Guten Abend in die Runde,
warum sich einzelne Personen so entscheiden oder sich so entschieden haben, kann man vermutlich nur mutmaßen, wenn man hier keine direkte Rückmeldung zur Verfügung hat. Das ist ja sicher auch individuell sehr verschieden.
Es kann einfach eine vorübergehende Station in der Berufsbiographie sein, denn bei den vielen Freiheiten, die es für uns als Lehrkräfte gibt, gibt man eben auch einiges auf. (Ich denke da z.B. an längere Reisen außerhalb der Ferienkorridore und generell wenig Fexibilität bzw. kaum Raum für Spontaneität im Jahreskalender.) Berufswünsche ändern sich ja auch während der Ausbildung, ich finde das ist ja auch durchaus legitim. Wie auch der Wunsch, sich nach einer gewissen Zeit im Beruf noch mal neu zu orientieren. Also z.B. später dann doch in den Lehrerberuf zu gehen, trifft ja auch auf einige Kollegen zu, die heute kurz vor der Pension stehen (oder gerade gegangen sind) und während Perioden des Lehrerüberschusses in der Vergangenheit eben keine Planstellen nach dem Ref bekamen.
Außerdem ist Arbeiten an der Uni ja auch superspannend (oder kann es sein): man ist häufig nah dran an aktuellen wissenschaftlichen Entwicklungen in seinem Feld, man arbeitet oft mit engagierten Studierenden und Kollegen und kommt allein schon über Veranstaltungen anderer Fachbereiche am Campus mit Dingen in Kontakt, denen man sonst vielleicht nicht begegnet wäre. Es gibt immer mal wieder Möglichkeiten, für einige Monate an anderen Orten zu arbeiten und der Öffentliche Dienst ist als Arbeitgeber auch nicht ganz schlecht (vorausgesetzt, man hat tatsächliche eine feste Stelle ergattert).
Zu den Hypothesen hatte ich dann aber noch folgende Gedanken (ich kenne beide Arbeitsfelder):
- reines wissenschaftliches Interesse und Spaß an der Forschung, sodass die Bezahlung nebensächlich ist
Ich will das nicht ausschließen, aber dies ist vielleicht doch eine etwas romantische Vorstellung. Besonders wenn man dann mal die Promotion abgelegt hat und tatsächlich im Mittelbau an- bzw. unterkommt. Einigen gelingt es sicher, die anfängliche Faszination über die gesamte Berufsbiographie zu erhalten, aber man ist eben doch in feste Strukturen eingebunden, arbeitet nicht allein sondern in Arbeitsgruppen, muss Richtlinien und finanzielle Vorgaben einhalten, etc. und das schränkt eben auch ein. Ein wirklich großer Teil (und fiese Zeitfresser) sind eben auch Verwaltungsaufgaben. Gleiches gilt auch für das Schreiben von Anträgen, Gutachten oder die Betreuung von Studierenden. Hinzu kommt noch der konstante Druck, immerfort zu publizieren. Das kann eben auch schnell dazu führen, dass man kaum noch selber forscht, sondern Forschung organisiert.
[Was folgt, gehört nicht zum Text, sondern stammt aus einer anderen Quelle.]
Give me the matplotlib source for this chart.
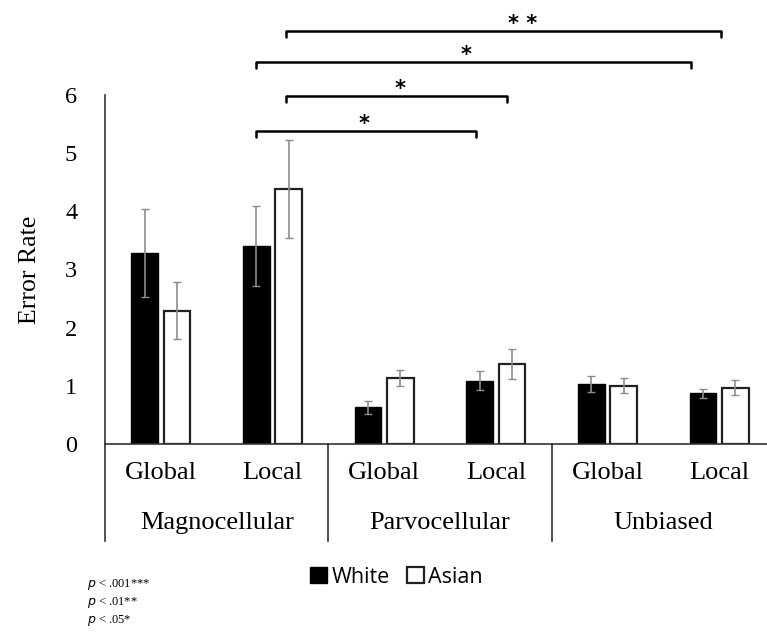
import numpy as np
import matplotlib
matplotlib.use("Agg")
import matplotlib.pyplot as plt

groups = ["Magnocellular", "Parvocellular", "Unbiased"]
conditions = ["Global", "Local", "Global", "Local", "Global", "Local"]
white = [3.28, 3.40, 0.63, 1.09, 1.03, 0.87]
white_err = [0.76, 0.69, 0.11, 0.17, 0.14, 0.08]
asian = [2.29, 4.38, 1.13, 1.38, 1.00, 0.97]
asian_err = [0.49, 0.84, 0.14, 0.26, 0.13, 0.13]

# significance brackets: start, end, height, label, label x
brackets = [
    (0.855, 2.82, 5.38, "*", 1.82),
    (1.12, 3.10, 5.98, "*", 2.14),
    (0.855, 4.75, 6.57, "*", 2.73),
    (1.12, 5.02, 7.10, "* *", 3.24),
]

serif = "Liberation Serif"

fig = plt.figure(figsize=(7.67, 6.35), dpi=100)
ax = fig.add_axes([0.1369, 0.3008, 0.8735, 0.5496])

x = np.arange(len(conditions))
w = 0.237
off = 0.145
ax.bar(x - off, white, w, color="black", edgecolor="black", label="White", zorder=2)
ax.bar(x + off, asian, w, color="white", edgecolor="#222222", linewidth=1.6,
       label="Asian", zorder=2)
ax.errorbar(x - off, white, yerr=white_err, fmt="none", ecolor="#8c8c8c",
            elinewidth=1.2, capsize=3, zorder=3)
ax.errorbar(x + off, asian, yerr=asian_err, fmt="none", ecolor="#8c8c8c",
            elinewidth=1.2, capsize=3, zorder=3)

ax.set_xlim(-0.5, 5.5)
ax.set_ylim(0, 6)
ax.set_yticks(range(7))
ax.set_yticklabels([str(i) for i in range(7)], family=serif, fontsize=17.5)
ax.tick_params(axis="y", length=0, pad=20)
ax.set_xticks([])
for s in ["top", "right"]:
    ax.spines[s].set_visible(False)
ax.spines["left"].set_color("#333333")
ax.spines["bottom"].set_color("#333333")
ax.spines["left"].set_linewidth(1.2)
ax.spines["bottom"].set_linewidth(1.2)
ax.set_ylabel("Error Rate", family=serif, fontsize=18.5, labelpad=17)

# category and group labels below the axis
for i, c in enumerate(conditions):
    ax.text(i, -0.5, c, ha="center", va="center", family=serif, fontsize=19,
            clip_on=False)
for g, name in enumerate(groups):
    ax.text(2 * g + 0.5, -1.36, name, ha="center", va="center", family=serif,
            fontsize=19, clip_on=False)
for sep in [-0.5, 1.5, 3.5, 5.5]:
    ax.plot([sep, sep], [0, -1.66], color="#333333", lw=1.2, clip_on=False)

# brackets
for x0, x1, y, lab, sx in brackets:
    ax.plot([x0, x0, x1, x1], [y - 0.1, y, y, y - 0.1], color="black", lw=1.8,
            clip_on=False, solid_capstyle="round", solid_joinstyle="round")
    ax.text(sx, y + 0.12, lab, ha="center", va="center", fontsize=15,
            fontweight="bold", family="DejaVu Sans", clip_on=False)

leg = fig.legend(loc="center", bbox_to_anchor=(0.517, 0.091), ncol=2, frameon=False,
                 prop={"family": "Open Sans", "size": 15.5}, handlelength=0.8,
                 handleheight=0.8, handletextpad=0.2, columnspacing=0.8)

notes = ["$p$ < .001***", "$p$ < .01**", "$p$ < .05*"]
for k, n in enumerate(notes):
    fig.text(0.113, 1 - (585 + 17.5 * k) / 635, n, family=serif, fontsize=9,
             va="center", ha="left")

fig.savefig("out.png", dpi=100)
- Nebenverdienst, z.B. durch Publikationen/Gastvorträge
Das ist meines Erachtens nach auch eher eine zu vernachlässigende Größe, jedenfalls für die meisten Wissenschaftler (Nobelpreisträger jetzt mal ausgenommen). Bei vielen Publikationen im naturwissenschaftlichen Bereiche fallen tatsächlich eher Kosten für die Institute an. Reisekosten und Konferenzgebühren (auch wenn man selber vorträgt) werden für die allermeisten Wissenschaftler von ihren Instituten übernommen, da gibt es aber kein Geld für den Vortrag. Besucht man ein anderes Institut z.B. im Ausland, werden Auslagen (z.B. Flüge, Umsiedlungskosten, Unterkunft, Forschungsinfrastruktur vor Ort etc.) evtl. übernommen, aber reich wird man davon nicht, es soll ja nur anfallende Kosten abdecken. Verfasst man ein Kapitel in einem Lehrbuch, bekommt man zwar Geld, aber die Menge ist das meines Wissens auch nicht.
Also zur Beantwortung deiner Frage kann ich also eher indirekt beitragen. Vielleicht helfen dir diese Gedanken trotzdem weiter?